-- WHAT YOU SHOULD DO --
Quote word for word the lines below, beginning with the first and ending with the one that has "0.29, 0.30]". Drop the pictures.

Code that draws figures:
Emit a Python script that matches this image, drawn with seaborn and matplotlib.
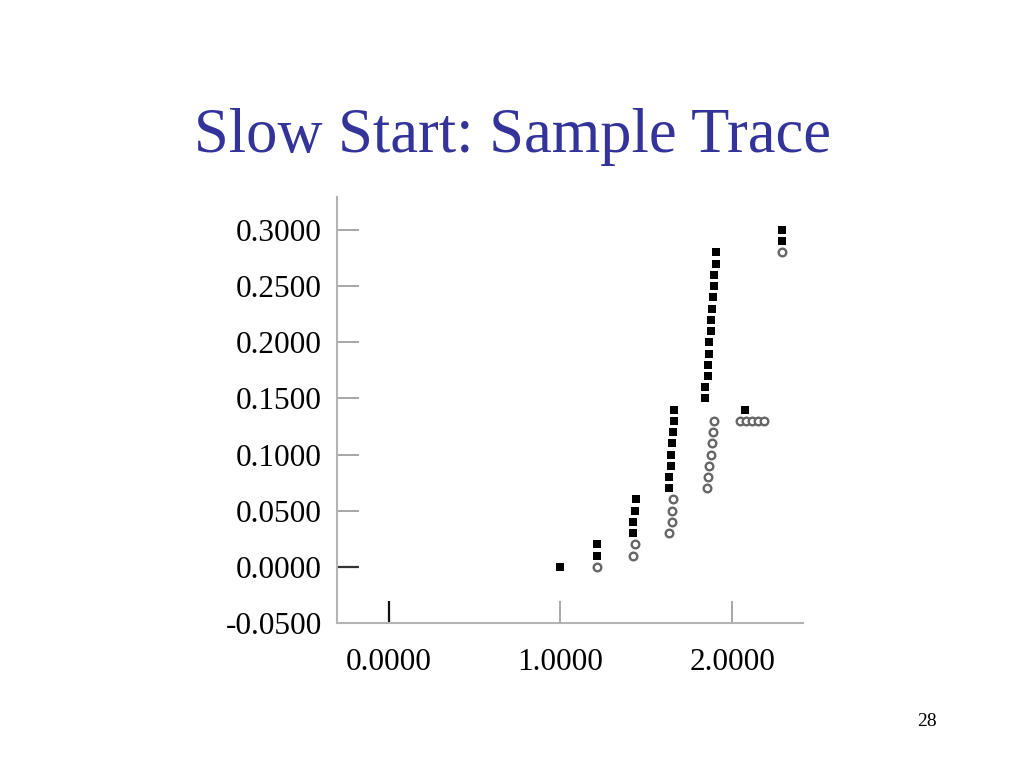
import matplotlib
matplotlib.use("Agg")
import matplotlib.pyplot as plt
import seaborn as sns
import pandas as pd

title = "Slow Start: Sample Trace"
page_number = "28"

# data segments sent (black squares)
seg_x = [1.000,
         1.213, 1.213,
         1.425, 1.425, 1.435, 1.439,
         1.632, 1.632, 1.644, 1.644, 1.650, 1.656, 1.662, 1.662,
         1.842, 1.842, 1.860, 1.860, 1.866, 1.866, 1.877, 1.877,
         1.883, 1.889, 1.895, 1.895, 1.906, 1.906,
         2.075,
         2.290, 2.290]
seg_y = [0.00,
         0.01, 0.02,
         0.03, 0.04, 0.05, 0.06,
         0.07, 0.08, 0.09, 0.10, 0.11, 0.12, 0.13, 0.14,
         0.15, 0.16, 0.17, 0.18, 0.19, 0.20, 0.21, 0.22,
         0.23, 0.24, 0.25, 0.26, 0.27, 0.28,
         0.14,
         0.29, 0.30]

# acks received (grey open circles)
ack_x = [1.212,
         1.425, 1.435,
         1.632, 1.650, 1.650, 1.656,
         1.851, 1.860, 1.868, 1.877, 1.883, 1.889, 1.897,
         2.046, 2.081, 2.116, 2.151, 2.186,
         2.290]
ack_y = [0.00,
         0.01, 0.02,
         0.03, 0.04, 0.05, 0.06,
         0.07, 0.08, 0.09, 0.10, 0.11, 0.12, 0.13,
         0.13, 0.13, 0.13, 0.13, 0.13,
         0.28]

x_ticks = [0.0, 1.0, 2.0]
x_tick_labels = ["0.0000", "1.0000", "2.0000"]
y_ticks = [-0.05, 0.0, 0.05, 0.10, 0.15, 0.20, 0.25, 0.30]
y_tick_labels = ["-0.0500", "0.0000", "0.0500", "0.1000",
                 "0.1500", "0.2000", "0.2500", "0.3000"]

sns.set_style("white")
plt.rcParams["font.family"] = ["Liberation Serif", "DejaVu Serif"]

fig = plt.figure(figsize=(10.24, 7.68), dpi=100)
ax = fig.add_axes([0.3291, 0.1888, 0.4551, 0.5547])

seg_df = pd.DataFrame({"t": seg_x, "seq": seg_y})
ack_df = pd.DataFrame({"t": ack_x, "seq": ack_y})

sns.scatterplot(data=seg_df, x="t", y="seq", marker="s", s=38,
                color="black", edgecolor="black", linewidth=0, ax=ax, zorder=3)
sns.scatterplot(data=ack_df, x="t", y="seq", marker="o", s=30,
                facecolor="white", edgecolor="#666666", linewidth=1.7,
                ax=ax, zorder=3)

ax.set_xlim(-0.301, 2.413)
ax.set_ylim(-0.05, 0.3294)
ax.set_xlabel("")
ax.set_ylabel("")

ax.set_xticks(x_ticks)
ax.set_xticklabels(x_tick_labels)
ax.set_yticks(y_ticks)
ax.set_yticklabels(y_tick_labels)

for side in ["top", "right"]:
    ax.spines[side].set_visible(False)
for side in ["left", "bottom"]:
    ax.spines[side].set_color("#b4b4b4")
    ax.spines[side].set_linewidth(1.5)

ax.tick_params(axis="both", which="major", bottom=True, left=True,
               direction="in", length=16, width=1.3,
               color="#a0a0a0", labelsize=22.5, labelcolor="black")
ax.tick_params(axis="x", pad=18)
ax.tick_params(axis="y", pad=11)

for t in ax.xaxis.get_major_ticks():
    if abs(t.get_loc()) < 1e-9:
        t.tick1line.set_markeredgecolor("#111111")
        t.tick1line.set_markeredgewidth(1.6)
for t in ax.yaxis.get_major_ticks():
    if abs(t.get_loc()) < 1e-9:
        t.tick1line.set_markeredgecolor("#333333")
        t.tick1line.set_markeredgewidth(1.6)

fig.text(0.5, 0.822, title, ha="center", va="center", fontsize=45,
         color="#333399")
fig.text(0.905, 0.055, page_number, ha="center", va="baseline", fontsize=14,
         color="black")

fig.savefig("out.png", dpi=100)
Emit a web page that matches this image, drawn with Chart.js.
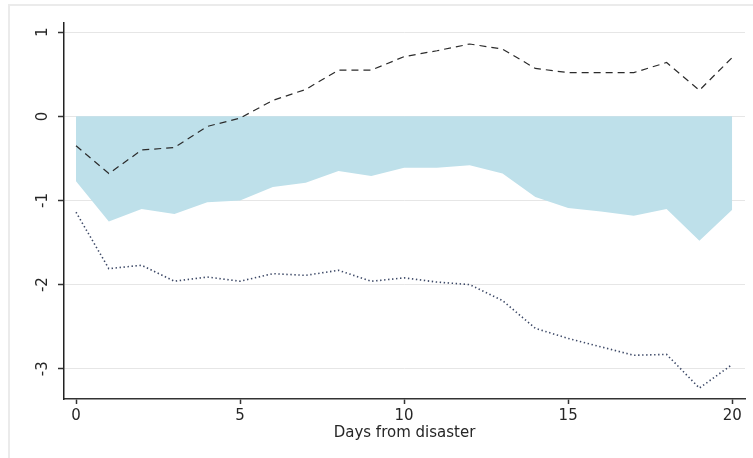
<!DOCTYPE html>
<html>
<head>
<meta charset="utf-8">
<script src="https://cdn.jsdelivr.net/npm/chart.js@4/dist/chart.umd.min.js"></script>
<style>
  html, body { margin: 0; padding: 0; background: #ffffff; }
  #wrap { width: 753px; height: 458px; position: relative; }
</style>
</head>
<body>
<div id="wrap"><canvas id="c" width="753" height="458"></canvas></div>
<script>
// Days after the disaster
const days = [0, 1, 2, 3, 4, 5, 6, 7, 8, 9, 10, 11, 12, 13, 14, 15, 16, 17, 18, 19, 20];
// Point estimate (shaded area down from zero)
const estimate = [-0.77, -1.25, -1.10, -1.16, -1.02, -1.00, -0.84, -0.79, -0.65, -0.71, -0.61,
                  -0.61, -0.58, -0.68, -0.96, -1.09, -1.13, -1.18, -1.10, -1.48, -1.11];
// Upper confidence bound (dashed)
const upperBound = [-0.35, -0.68, -0.40, -0.37, -0.12, -0.02, 0.19, 0.32, 0.55, 0.55, 0.71,
                    0.78, 0.86, 0.80, 0.57, 0.52, 0.52, 0.52, 0.64, 0.31, 0.70];
// Lower confidence bound (dotted)
const lowerBound = [-1.14, -1.81, -1.77, -1.96, -1.91, -1.96, -1.87, -1.89, -1.83, -1.96, -1.92,
                    -1.97, -2.00, -2.19, -2.52, -2.64, -2.74, -2.84, -2.83, -3.23, -2.95];
// Axis ticks
const xTicks = [0, 5, 10, 15, 20];
const yTicks = [-3, -2, -1, 0, 1];
const xTitle = 'Days from disaster';

const pts = arr => days.map((d, i) => ({ x: d, y: arr[i] }));
const FONT = 'DejaVu Sans';
const TEXT = '#262626';

// light frame around the graph region
const framePlugin = {
  id: 'frame',
  beforeDraw(chart) {
    const ctx = chart.ctx;
    ctx.save();
    ctx.strokeStyle = '#ebebeb';
    ctx.lineWidth = 2;
    ctx.beginPath();
    ctx.moveTo(9, chart.height);
    ctx.lineTo(9, 5);
    ctx.lineTo(chart.width, 5);
    ctx.stroke();
    ctx.restore();
  }
};

new Chart(document.getElementById('c'), {
  type: 'line',
  data: {
    datasets: [
      {
        data: pts(upperBound),
        borderColor: '#2b2b2b',
        borderWidth: 1.2,
        borderDash: [7, 5],
        pointRadius: 0,
        fill: false,
        tension: 0,
        order: 1
      },
      {
        data: pts(lowerBound),
        borderColor: '#3c4866',
        borderWidth: 1.6,
        borderDash: [1.4, 2.6],
        pointRadius: 0,
        fill: false,
        tension: 0,
        order: 2
      },
      {
        data: pts(estimate),
        borderColor: 'rgba(0,0,0,0)',
        borderWidth: 0,
        backgroundColor: 'rgb(190,224,234)',
        pointRadius: 0,
        fill: { value: 0 },
        tension: 0,
        order: 3
      }
    ]
  },
  options: {
    responsive: false,
    animation: false,
    events: [],
    layout: { padding: { left: 0, right: 8, top: 23, bottom: 0 } },
    plugins: {
      legend: { display: false },
      tooltip: { enabled: false },
      filler: { propagate: false }
    },
    scales: {
      x: {
        type: 'linear',
        min: -0.366,
        max: 20.39,
        afterBuildTicks: s => { s.ticks = xTicks.map(v => ({ value: v })); },
        afterFit: s => { s.height = 59; },
        ticks: {
          font: { family: FONT, size: 15 },
          color: TEXT,
          padding: 3,
          maxRotation: 0,
          minRotation: 0
        },
        grid: {
          drawOnChartArea: false,
          drawTicks: true,
          tickLength: 5,
          tickColor: '#333333',
          tickWidth: 1.5
        },
        border: { display: true, color: '#333333', width: 1.5 },
        title: {
          display: true,
          text: xTitle,
          font: { family: FONT, size: 15 },
          color: TEXT,
          padding: { top: 0, bottom: 16 }
        }
      },
      y: {
        type: 'linear',
        min: -3.36,
        max: 1.11,
        afterBuildTicks: s => { s.ticks = yTicks.map(v => ({ value: v })); },
        afterFit: s => { s.width = 64; },
        ticks: {
          font: { family: FONT, size: 15 },
          color: TEXT,
          padding: 7,
          minRotation: 90,
          maxRotation: 90,
          crossAlign: 'center'
        },
        grid: {
          drawOnChartArea: true,
          color: '#e6e6e6',
          lineWidth: 1,
          drawTicks: true,
          tickLength: 6,
          tickColor: '#333333',
          tickWidth: 1.5
        },
        border: { display: true, color: '#222222', width: 1.5 }
      }
    }
  },
  plugins: [framePlugin]
});
</script>
</body>
</html>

-- SOLVED PROBLEM --
Emit a Python script that matches this image, drawn with seaborn and matplotlib.
import matplotlib
matplotlib.use("Agg")
import matplotlib.pyplot as plt
import seaborn as sns
import pandas as pd

title = "Slow Start: Sample Trace"
page_number = "28"

# data segments sent (black squares)
seg_x = [1.000,
         1.213, 1.213,
         1.425, 1.425, 1.435, 1.439,
         1.632, 1.632, 1.644, 1.644, 1.650, 1.656, 1.662, 1.662,
         1.842, 1.842, 1.860, 1.860, 1.866, 1.866, 1.877, 1.877,
         1.883, 1.889, 1.895, 1.895, 1.906, 1.906,
         2.075,
         2.290, 2.290]
seg_y = [0.00,
         0.01, 0.02,
         0.03, 0.04, 0.05, 0.06,
         0.07, 0.08, 0.09, 0.10, 0.11, 0.12, 0.13, 0.14,
         0.15, 0.16, 0.17, 0.18, 0.19, 0.20, 0.21, 0.22,
         0.23, 0.24, 0.25, 0.26, 0.27, 0.28,
         0.14,
         0.29, 0.30]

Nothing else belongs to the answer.